According to the publication, one of the individuals affected was Roelof Botha, managing partner at venture capital firm Sequoia Capital.

Coinbase declined to pay the $20 million ransom demanded by the hackers and took steps to enhance its security measures. However, the platform assessed the costs for incident resolution and user compensation at between $180 million and $400 million.

To aid in tracking down the perpetrators, the company established a reward fund of $20 million, reported the incident to law enforcement, and provided authorities with information about employees leaking data.

Sources told Bloomberg that Binance and Kraken faced similar attempts but were able to thwart them thanks to their internal policies and technologies.

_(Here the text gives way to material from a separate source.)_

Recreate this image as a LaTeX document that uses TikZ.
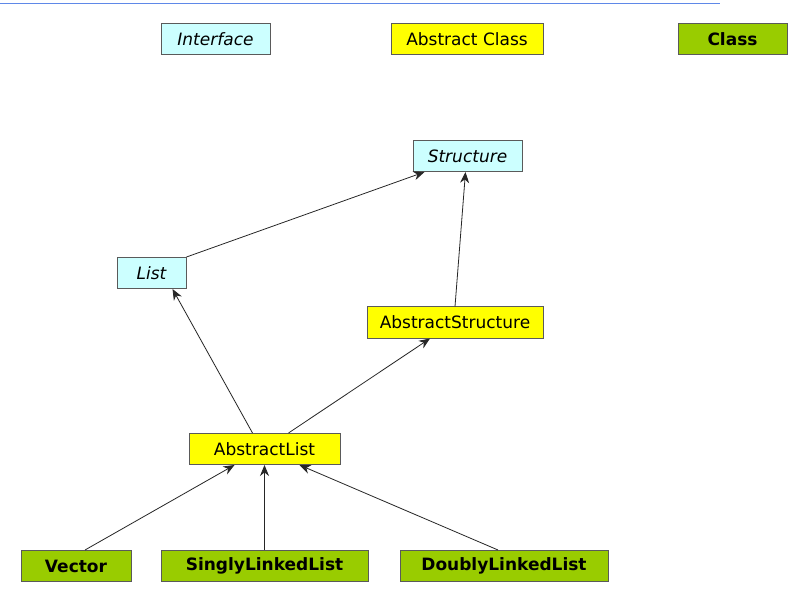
\documentclass[tikz,border=0pt]{standalone}
\usepackage{fontspec}
\setmainfont{DejaVu Sans}
\usetikzlibrary{arrows.meta,calc}
\definecolor{ifc}{HTML}{CCFFFF}
\definecolor{absc}{HTML}{FFFF00}
\definecolor{clsc}{HTML}{99CC00}
\definecolor{bordc}{HTML}{5A5A5A}
\definecolor{topline}{HTML}{5F88E8}
\tikzset{
  box/.style={draw=bordc, line width=1pt, inner sep=0pt, minimum height=31pt, font=\fontsize{17}{20}\selectfont},
  iface/.style={box, fill=ifc, font=\fontsize{17}{20}\selectfont\itshape},
  absbox/.style={box, fill=absc},
  clsbox/.style={box, fill=clsc, font=\fontsize{17}{20}\selectfont\bfseries},
  inh/.style={draw=black!85, line width=0.8pt, -{Stealth[length=11pt,width=9pt]}}
}
\begin{document}
\begin{tikzpicture}[x=1pt,y=-1pt]
\useasboundingbox (0,0) rectangle (797,593);
\fill[white] (0,0) rectangle (797,593);
\draw[topline, line width=1.5pt] (0,3.5) -- (720,3.5);
% legend
\node[iface, minimum width=109pt] (lgi) at (215.5,39.5) {Interface};
\node[absbox, minimum width=152pt] (lga) at (467,39.5) {Abstract Class};
\node[clsbox, minimum width=109pt] (lgc) at (732.5,39.5) {Class};
% hierarchy
\node[iface, minimum width=109pt] (str) at (467.5,156) {Structure};
\node[iface, minimum width=69pt] (list) at (151.5,273) {List};
\node[absbox, minimum width=176pt] (astr) at (455,322.5) {AbstractStructure};
\node[absbox, minimum width=151pt] (alist) at (264.5,449) {AbstractList};
\node[clsbox, minimum width=110pt] (vec) at (76,566) {Vector};
\node[clsbox, minimum width=207pt] (sll) at (264.5,566) {SinglyLinkedList};
\node[clsbox, minimum width=208pt] (dll) at (504,566) {DoublyLinkedList};
% connectors
\draw[inh] (list.north east) -- ($(str.south west)+(12,0)$);
\draw[inh] (astr.north) -- ($(str.south)+(-2,0)$);
\draw[inh] ($(alist.north)+(-12,0)$) -- ($(list.south)+(21,0)$);
\draw[inh] ($(alist.north)+(24,0)$) -- ($(astr.south)+(-25,0)$);
\draw[inh] ($(vec.north)+(9,0)$) -- ($(alist.south)+(-30,0)$);
\draw[inh] (sll.north) -- (alist.south);
\draw[inh] ($(dll.north)+(-6,0)$) -- ($(alist.south)+(35,0)$);
\end{tikzpicture}
\end{document}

Binance’s AI-driven systems detected attempts to bribe customer support staff, the sources elaborated.

They indicated that security personnel from multiple exchanges had received intelligence in December 2024 regarding hackers targeting high-profile Coinbase clients, with at least one competitor sending the platform several alerts about these threats.

In March, users from the exchange reported phishing emails. The attackers impersonated Coinbase, attempting to persuade users to transfer their assets to new wallets using pre-generated seed phrases.

In May, on-chain investigator ZachXBT noted that over the course of a week, the attackers stole $45 million from users of the platform through social engineering techniques.